Ok, Peter is CC'ed, will include linux-pm@vger in the next patches.

> Second, I'm not a big fan of this approach to be honest, as it kind
> of is a driver trying to play the role of a governor.

Well, its not trying to choose which idle state to enter, because
there is only one idle state to enter when virtualized (HLT).

> We have a "polling state" already that could be used here in
> principle so I wonder what would be wrong with that.  

There is no "target residency" concept in the virtualized use-case 
(which is what poll_state.c uses to calculate the poll time).

Moreover the cpuidle-haltpoll driver uses an adaptive logic to
tune poll time (which appparently does not make sense for poll_state).
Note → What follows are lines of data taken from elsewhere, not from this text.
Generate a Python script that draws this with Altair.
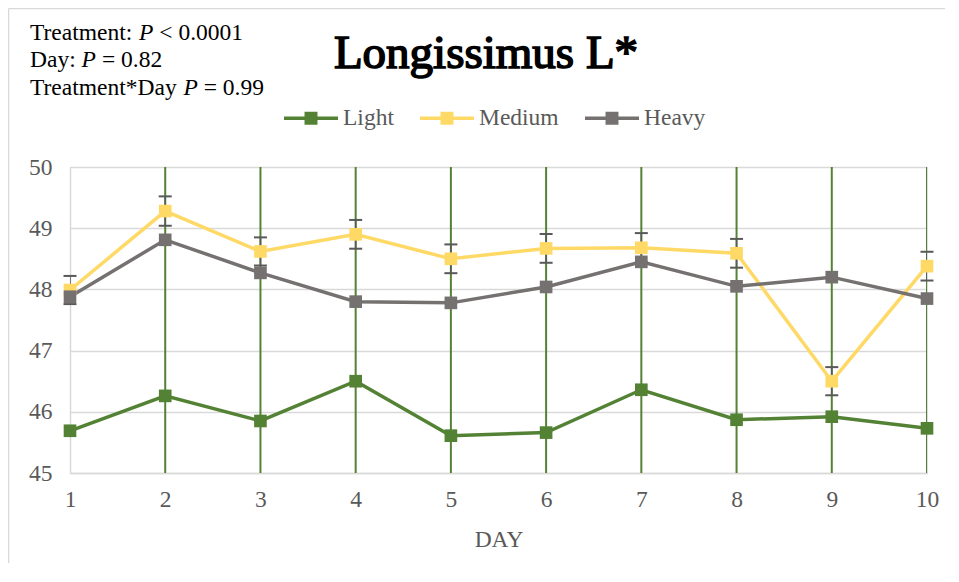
import altair as alt
import pandas as pd

# ---- data ----
days = [1, 2, 3, 4, 5, 6, 7, 8, 9, 10]
series_names = ["Light", "Medium", "Heavy"]
light = [45.69, 46.26, 45.85, 46.50, 45.61, 45.66, 46.36, 45.87, 45.92, 45.73]
medium = [47.99, 49.28, 48.62, 48.90, 48.50, 48.67, 48.68, 48.59, 46.50, 48.38]
heavy = [47.88, 48.81, 48.27, 47.80, 47.78, 48.04, 48.45, 48.05, 48.20, 47.85]
light_err = [0, 4.6, 4.6, 4.6, 4.6, 4.6, 4.6, 4.6, 4.6, 4.6]
medium_err = [0.23, 0.24, 0.23, 0.235, 0.235, 0.235, 0.24, 0.235, 0.23, 0.235]
colors = ["#548235", "#FFD966", "#767171"]
err_color = "#595959"

title_text = "Longissimus L*"
x_title = "DAY"
y_ticks = [45, 46, 47, 48, 49, 50]

ann_text = ["Treatment:", "P", "< 0.0001",
            "Day:", "P", "= 0.82",
            "Treatment*Day", "P", "= 0.99"]
ann_style = ["normal", "italic", "normal"] * 3

FONT = "Times New Roman, Liberation Serif, serif"
FS = 23.5
W, H = 857, 306
PAD_L, PAD_T = 62, 159

rows = []
for name, vals in zip(series_names, [light, medium, heavy]):
    for d, v in zip(days, vals):
        rows.append({"day": d, "series": name, "value": v})
df = pd.DataFrame(rows)

df_light_err = pd.DataFrame({"day": days, "value": light, "err": light_err})
df_light_err = df_light_err[df_light_err.err > 0].copy()
df_light_err["lo"] = df_light_err.value - df_light_err.err
df_light_err["hi"] = df_light_err.value + df_light_err.err

df_med_err = pd.DataFrame({"day": days, "value": medium, "err": medium_err})
df_med_err["lo"] = df_med_err.value - df_med_err.err
df_med_err["hi"] = df_med_err.value + df_med_err.err

xs = alt.Scale(domain=[1, 10], nice=False, zero=False)
ys = alt.Scale(domain=[45, 50], nice=False, zero=False)
cs = alt.Scale(domain=series_names, range=colors)

x_enc = alt.X("day:Q", scale=xs, axis=alt.Axis(
    values=days, format="d", title=x_title, grid=False, ticks=False, tickSize=0,
    domainColor="#D9D9D9", domainWidth=1.5, labelFlush=False, labelOverlap=False,
    labelFont=FONT, labelFontSize=FS, labelColor=err_color, labelPadding=14,
    labelBaseline="top",
    titleFont=FONT, titleFontSize=FS, titleColor=err_color, titleFontWeight="normal",
    titleBaseline="alphabetic", titleY=73))
y_enc = alt.Y("value:Q", scale=ys, axis=alt.Axis(
    values=y_ticks, format="d", title=None, ticks=False, tickSize=0,
    labelFlush=False, labelOverlap=False,
    gridColor="#D9D9D9", gridWidth=1.5, domainColor="#D9D9D9", domainWidth=1.5,
    labelFont=FONT, labelFontSize=FS, labelColor=err_color, labelPadding=18))

light_err_layer = alt.Chart(df_light_err).mark_rule(
    color=colors[0], strokeWidth=2, clip=True).encode(
    x=alt.X("day:Q", scale=xs), y=alt.Y("lo:Q", scale=ys), y2="hi:Q")

med_err_rule = alt.Chart(df_med_err).mark_rule(
    color=err_color, strokeWidth=1.5, clip=True).encode(
    x=alt.X("day:Q", scale=xs), y=alt.Y("lo:Q", scale=ys), y2="hi:Q")
med_cap_lo = alt.Chart(df_med_err).mark_tick(
    color=err_color, orient="horizontal", size=13, thickness=2, opacity=1).encode(
    x=alt.X("day:Q", scale=xs), y=alt.Y("lo:Q", scale=ys))
med_cap_hi = alt.Chart(df_med_err).mark_tick(
    color=err_color, orient="horizontal", size=13, thickness=2, opacity=1).encode(
    x=alt.X("day:Q", scale=xs), y=alt.Y("hi:Q", scale=ys))

lines = alt.Chart(df).mark_line(strokeWidth=3.5).encode(
    x=x_enc, y=y_enc,
    color=alt.Color("series:N", scale=cs, sort=series_names, legend=None),
    detail="series:N")

sym_path = ("M-1,-0.065L1,-0.065L1,0.065L-1,0.065Z "
            "M-0.24,-0.24L0.24,-0.24L0.24,0.24L-0.24,0.24Z")
squares = alt.Chart(df).mark_square(size=160, filled=True, opacity=1).encode(
    x=alt.X("day:Q", scale=xs), y=alt.Y("value:Q", scale=ys),
    color=alt.Color("series:N", scale=cs, sort=series_names, legend=alt.Legend(
        title=None, orient="none", direction="horizontal",
        legendX=214, legendY=-76, padding=0,
        symbolType=sym_path, symbolSize=2916, symbolStrokeWidth=0, symbolOpacity=1,
        labelFont=FONT, labelFontSize=FS, labelColor=err_color, labelOffset=5,
        columnPadding=26, labelLimit=300)))

ann_x = [30, 139, 159.3, 30, 81.6, 101.9, 30, 183.4, 203.7]
ann_y = [40, 40, 40, 67, 67, 67, 95, 95, 95]
df_ann = pd.DataFrame({"t": ann_text, "st": ann_style,
                       "px": [v - 70 for v in ann_x], "py": [v - 167 for v in ann_y]})
ann_layers = []
for i in range(len(df_ann)):
    ann_layers.append(alt.Chart(df_ann.iloc[[i]]).mark_text(
        font=FONT, fontSize=FS, color="#000000", align="left", baseline="alphabetic",
        fontStyle=ann_style[i]).encode(
        x=alt.value(float(df_ann.px.iloc[i])), y=alt.value(float(df_ann.py.iloc[i])),
        text="t:N"))

# bold serif title (regular serif face thickened with a stroke)
df_title = pd.DataFrame({"t": [title_text]})
title_layer = alt.Chart(df_title).mark_text(
    font=FONT, fontSize=47, color="#000000", stroke="#000000", strokeWidth=1.6,
    align="center", baseline="alphabetic").encode(
    x=alt.value(416), y=alt.value(-99), text="t:N")

df_b = pd.DataFrame({"k": [0]})
border_top = alt.Chart(df_b).mark_rule(color="#D9D9D9", strokeWidth=1.5).encode(
    x=alt.value(-PAD_L + 0.5), x2=alt.value(W + 40), y=alt.value(-PAD_T + 0.5))
border_left = alt.Chart(df_b).mark_rule(color="#D9D9D9", strokeWidth=1.5).encode(
    x=alt.value(-PAD_L + 0.5), y=alt.value(-PAD_T + 0.5), y2=alt.value(H + 120))

chart = alt.layer(
    border_top, border_left,
    light_err_layer, lines, med_err_rule, med_cap_lo, med_cap_hi, squares,
    title_layer, *ann_layers
).resolve_scale(color="independent").properties(
    width=W, height=H,
    autosize=alt.AutoSizeParams(type="none"),
    padding={"left": PAD_L, "top": PAD_T, "right": 18, "bottom": 90},
).configure_view(stroke=None).configure(background="white")

chart.save("out.html", embed_options={"renderer": "svg", "actions": False})
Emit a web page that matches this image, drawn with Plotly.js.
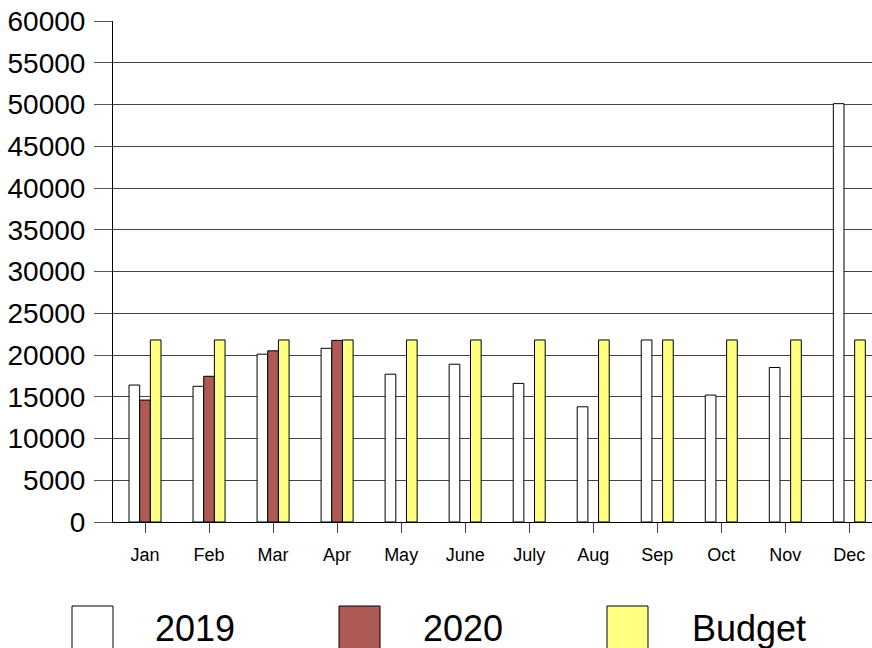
<!DOCTYPE html>
<html>
<head>
<meta charset="utf-8">
<script src="https://cdn.plot.ly/plotly-3.0.1.min.js"></script>
<style>
html,body{margin:0;padding:0;overflow:hidden;background:#fff;}
#chart{width:872px;height:648px;}
</style>
</head>
<body>
<div id="chart"></div>
<script>
var months = ["Jan","Feb","Mar","Apr","May","June","July","Aug","Sep","Oct","Nov","Dec"];
var values2019 = [16400,16250,20100,20800,17700,18900,16600,13800,21800,15200,18500,50100];
var values2020 = [14600,17450,20500,21750,null,null,null,null,null,null,null,null];
var valuesBudget = [21800,21800,21800,21800,21800,21800,21800,21800,21800,21800,21800,21800];
var seriesNames = ["2019","2020","Budget"];
var seriesColors = ["#FFFFFF","#AD5A55","#FFFF80"];
var seriesValues = [values2019, values2020, valuesBudget];

var traces = seriesNames.map(function(name, i){
  return {
    type: 'bar',
    name: name,
    x: months,
    y: seriesValues[i],
    marker: {color: seriesColors[i], line: {color: '#000000', width: 1}},
    hoverinfo: 'x+y+name'
  };
});

// legend drawn in paper coordinates (plot area: x 113..872px, y 21..522px)
var L = 113, R = 872, T = 21, B = 522;
function px(x){ return (x - L) / (R - L); }
function py(y){ return (B - y) / (B - T); }
var boxLeft = [72, 339, 607];
var textLeft = [153, 421, 690];
var shapes = [];
var annotations = [];
seriesNames.forEach(function(name, i){
  shapes.push({
    type: 'rect', xref: 'paper', yref: 'paper',
    x0: px(boxLeft[i]), x1: px(boxLeft[i] + 41),
    y0: py(606), y1: py(670),
    fillcolor: seriesColors[i],
    line: {color: '#000000', width: 1}
  });
  annotations.push({
    xref: 'paper', yref: 'paper',
    x: px(textLeft[i]), y: py(628),
    xanchor: 'left', yanchor: 'middle',
    text: name, showarrow: false,
    font: {family: 'Arial, Liberation Sans, sans-serif', size: 36, color: '#000'}
  });
});

var layout = {
  width: 872, height: 648,
  margin: {l: L, r: 0, t: T, b: 648 - B, pad: 0},
  paper_bgcolor: '#ffffff', plot_bgcolor: '#ffffff',
  barmode: 'group', bargap: 0.5, bargroupgap: 0,
  showlegend: false,
  font: {family: 'Arial, Liberation Sans, sans-serif', color: '#000'},
  xaxis: {
    type: 'category',
    range: [-0.5, 11.354],
    showgrid: false,
    showline: true, linecolor: '#000', linewidth: 1,
    ticks: 'outside', ticklen: 10, tickcolor: '#444', tickwidth: 1,
    tickfont: {size: 18, color: '#000'},
    ticklabelstandoff: 6,
    zeroline: false, fixedrange: true
  },
  yaxis: {
    range: [0, 60000],
    dtick: 5000, tick0: 0,
    showgrid: true, gridcolor: '#444', gridwidth: 1,
    showline: true, linecolor: '#000', linewidth: 1,
    ticks: 'outside', ticklen: 18, tickcolor: '#555', tickwidth: 1,
    tickfont: {size: 28, color: '#000'},
    ticklabelstandoff: 3,
    tickformat: 'd',
    zeroline: false, fixedrange: true
  },
  shapes: shapes,
  annotations: annotations
};

Plotly.newPlot('chart', traces, layout, {displayModeBar: false, staticPlot: true});
</script>
</body>
</html>
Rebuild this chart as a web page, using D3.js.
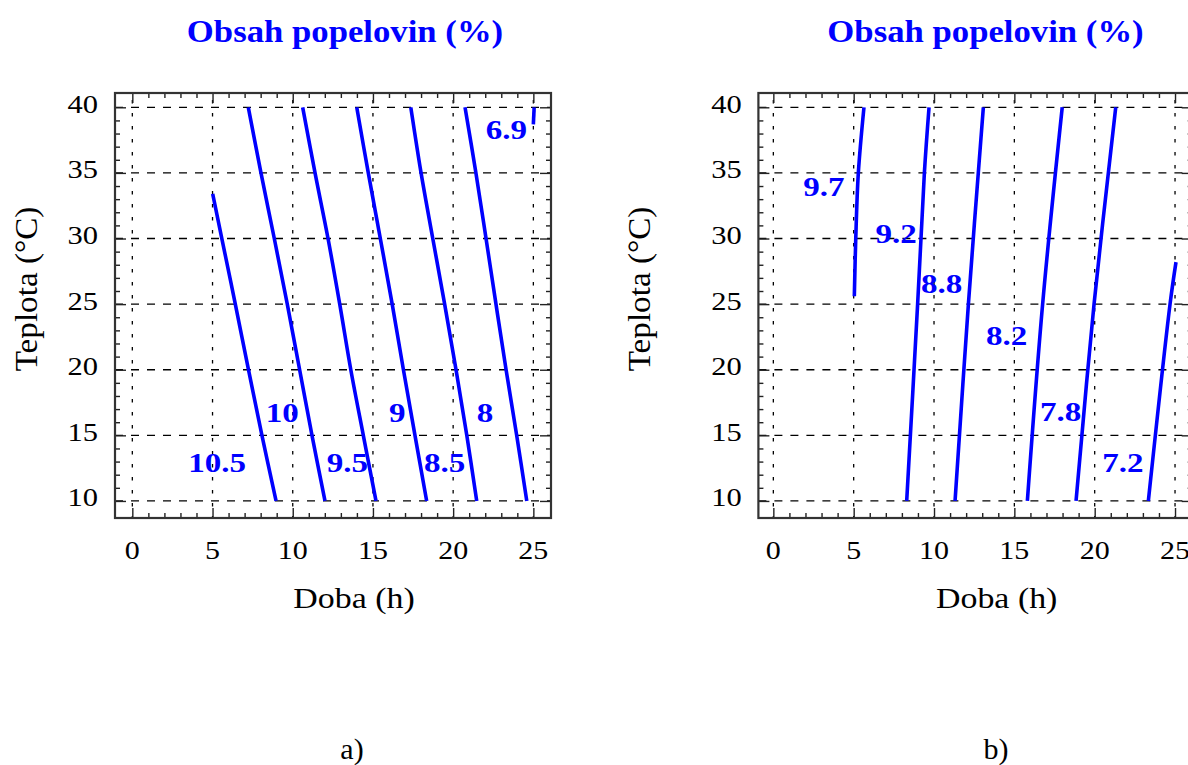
<!DOCTYPE html>
<html>
<head>
<meta charset="utf-8">
<script src="https://cdn.jsdelivr.net/npm/d3@7"></script>
<style>
  body { margin: 0; background: #fff; }
  svg { display: block; }
</style>
</head>
<body>
<svg id="chart" width="1188" height="765"></svg>
<script>
// ---- tick labels ----
const xTickValues = [0, 5, 10, 15, 20, 25];
const yTickValues = [10, 15, 20, 25, 30, 35, 40];
const xMinorValues = d3.range(0, 26);
const yMinorValues = d3.range(10, 41);

// ---- panel a: contour lines [doba (h), teplota (°C)] ----
const levelsA = ["10.5", "10", "9.5", "9", "8.5", "8", "6.9"];
const linesA = [
  [[8.96, 10], [8.08, 15], [7.24, 20], [6.42, 25], [5.58, 30], [5.01, 33.4]],
  [[12.01, 10], [11.20, 15], [10.43, 20], [9.66, 25], [8.85, 30], [8.02, 35], [7.23, 40]],
  [[15.19, 10], [14.40, 15], [13.62, 20], [12.93, 25], [12.20, 30], [11.39, 35], [10.62, 40]],
  [[18.35, 10], [17.62, 15], [16.90, 20], [16.20, 25], [15.46, 30], [14.71, 35], [13.99, 40]],
  [[21.47, 10], [20.85, 15], [20.18, 20], [19.47, 25], [18.73, 30], [18.00, 35], [17.36, 40]],
  [[24.59, 10], [23.96, 15], [23.30, 20], [22.67, 25], [22.05, 30], [21.42, 35], [20.74, 40]],
  [[25.00, 38.7], [25.05, 40]]
];
// label anchor points [doba, teplota]
const labelPosA = [[5.28, 12.9], [9.35, 16.75], [13.4, 12.95], [16.52, 16.75], [19.47, 12.95], [21.99, 16.75], [23.32, 38.3]];

// ---- panel b ----
const levelsB = ["9.7", "9.2", "8.8", "8.2", "7.8", "7.2"];
const linesB = [
  [[5.04, 25.6], [5.13, 30], [5.29, 35], [5.64, 40]],
  [[8.30, 10], [8.98, 25], [9.40, 35], [9.69, 40]],
  [[11.31, 10], [12.14, 25], [13.07, 40]],
  [[15.81, 10], [16.76, 25], [17.98, 40]],
  [[18.84, 10], [19.96, 25], [21.31, 40]],
  [[23.34, 10], [24.69, 25], [25.06, 28.2]]
];
const labelPosB = [[3.14, 34.0], [7.64, 30.4], [10.48, 26.6], [14.52, 22.6], [17.88, 16.8], [21.76, 12.9]];

const titleText = "Obsah popelovin (%)";
const xTitleText = "Doba (h)";
const yTitleText = "Teplota (°C)";

// ---- drawing ----
const BLUE = "#0000ff";
const SERIF = '"Liberation Serif", "Times New Roman", serif';
const svg = d3.select("#chart");

const yDomain = [8.70, 41.09];
const yRange = [518, 93];

const panels = [
  { key: "a", xDomain: [-1.08, 26.1], xRange: [115, 551], lines: linesA, levels: levelsA, labelPos: labelPosA,
    caption: "a)", captionX: 352, titleX: 345, yLabelX: 98, yTitleX: 37, xTitleX: 354 },
  { key: "b", xDomain: [-0.93, 26.1], xRange: [758.4, 1192.7], lines: linesB, levels: levelsB, labelPos: labelPosB,
    caption: "b)", captionX: 996, titleX: 985.5, yLabelX: 741.7, yTitleX: 650, xTitleX: 996.7 }
];

function stretchedText(g, str, x, y, o) {
  return g.append("text")
    .attr("transform", `translate(${x},${y}) rotate(${o.rotate || 0}) scale(${o.sx || 1},1)`)
    .attr("text-anchor", o.anchor || "middle")
    .attr("dy", o.dy || null)
    .attr("font-family", SERIF)
    .attr("font-size", o.size)
    .attr("font-weight", o.weight || "normal")
    .attr("fill", o.fill || "#000")
    .text(str);
}

panels.forEach(p => {
  const x = d3.scaleLinear().domain(p.xDomain).range(p.xRange);
  const y = d3.scaleLinear().domain(yDomain).range(yRange);
  const g = svg.append("g").attr("class", "panel-" + p.key);
  const [left, right] = p.xRange;
  const [bottom, top] = yRange;

  g.append("clipPath").attr("id", "clip-" + p.key)
    .append("rect").attr("x", left).attr("y", top).attr("width", right - left).attr("height", bottom - top);

  // dashed grid at the major ticks
  const grid = g.append("g").attr("stroke", "#000").attr("stroke-width", 1.3).attr("fill", "none");
  grid.selectAll("line.h").data(yTickValues).join("line").attr("class", "h")
    .attr("x1", left).attr("x2", right).attr("y1", d => y(d)).attr("y2", d => y(d))
    .attr("stroke-dasharray", "8,8");
  grid.selectAll("line.v").data(xTickValues).join("line").attr("class", "v")
    .attr("x1", d => x(d)).attr("x2", d => x(d)).attr("y1", bottom).attr("y2", top)
    .attr("stroke-dasharray", "3.5,9.5").attr("stroke-dashoffset", 1.5);

  // inward ticks on all four sides
  const tickColor = "#222";
  const addAxis = (axis, transform) => {
    const a = g.append("g").attr("transform", transform).call(axis);
    a.select(".domain").remove();
    a.selectAll("text").remove();
    a.selectAll("line").attr("stroke", tickColor).attr("stroke-width", 1.4);
  };
  const minorX = xMinorValues.filter(v => v % 5 !== 0);
  const minorY = yMinorValues.filter(v => v % 5 !== 0);
  addAxis(d3.axisBottom(x).tickValues(minorX).tickSize(-5).tickSizeOuter(0), `translate(0,${bottom})`);
  addAxis(d3.axisBottom(x).tickValues(xTickValues).tickSize(-10).tickSizeOuter(0), `translate(0,${bottom})`);
  addAxis(d3.axisTop(x).tickValues(minorX).tickSize(-5).tickSizeOuter(0), `translate(0,${top})`);
  addAxis(d3.axisTop(x).tickValues(xTickValues).tickSize(-10).tickSizeOuter(0), `translate(0,${top})`);
  addAxis(d3.axisLeft(y).tickValues(minorY).tickSize(-5).tickSizeOuter(0), `translate(${left},0)`);
  addAxis(d3.axisLeft(y).tickValues(yTickValues).tickSize(-11).tickSizeOuter(0), `translate(${left},0)`);
  addAxis(d3.axisRight(y).tickValues(minorY).tickSize(-5).tickSizeOuter(0), `translate(${right},0)`);
  addAxis(d3.axisRight(y).tickValues(yTickValues).tickSize(-11).tickSizeOuter(0), `translate(${right},0)`);

  // frame
  g.append("rect").attr("x", left).attr("y", top).attr("width", right - left).attr("height", bottom - top)
    .attr("fill", "none").attr("stroke", "#333").attr("stroke-width", 2.2);

  // contour lines
  const line = d3.line().x(d => x(d[0])).y(d => y(d[1])).curve(d3.curveCatmullRom.alpha(0.5));
  g.append("g").attr("clip-path", `url(#clip-${p.key})`)
    .selectAll("path").data(p.lines).join("path")
    .attr("d", line).attr("fill", "none").attr("stroke", BLUE).attr("stroke-width", 3.6);

  // contour level labels
  p.levels.forEach((lv, i) => {
    const [lx, ly] = p.labelPos[i];
    stretchedText(g, lv, x(lx), y(ly), { size: 28, weight: "bold", fill: BLUE, sx: 1.18, dy: "0.34em" });
  });

  // tick labels
  xTickValues.forEach(v => stretchedText(g, String(v), x(v), 559, { size: 25, sx: 1.2 }));
  yTickValues.forEach(v => stretchedText(g, String(v), p.yLabelX, y(v) + 5.5, { size: 25, sx: 1.22, anchor: "end" }));

  // titles
  stretchedText(g, titleText, p.titleX, 42, { size: 31, weight: "bold", fill: BLUE, sx: 1.12 });
  stretchedText(g, xTitleText, p.xTitleX, 608, { size: 30, sx: 1.13 });
  stretchedText(g, yTitleText, p.yTitleX, 289, { size: 31, sx: 1.07, rotate: -90 });
  stretchedText(g, p.caption, p.captionX, 759, { size: 30 });
});
</script>
</body>
</html>
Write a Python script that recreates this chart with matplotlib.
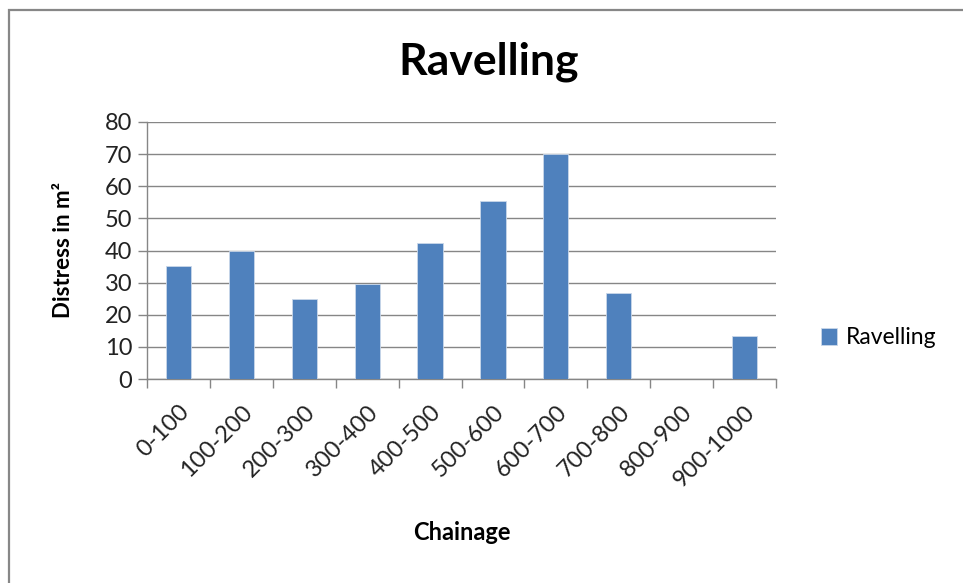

The only thing they share is the main loop structure:

"while (!need_resched()) {
	cpu_relax();
	now = ktime_get();
}"

> Also note that
> there seems to be at least some code duplication between your code
> and the "polling state" implementation, so maybe it would be
> possible to do some things in a common way?

Again, its just the main loop structure that is shared:
there is no target residency in the virtualized case, 
and we want an adaptive scheme.

Lets think about deduplication: you would have a cpuidle driver,
with a fake "target residency". 

Now, it makes no sense to use a governor for the virtualized case
(again, there is only one idle state: HLT, the host governor is
used for the actual idle state decision in the host).

So i fail to see how i would go about integrating these two 
and what are the advantages of doing so ?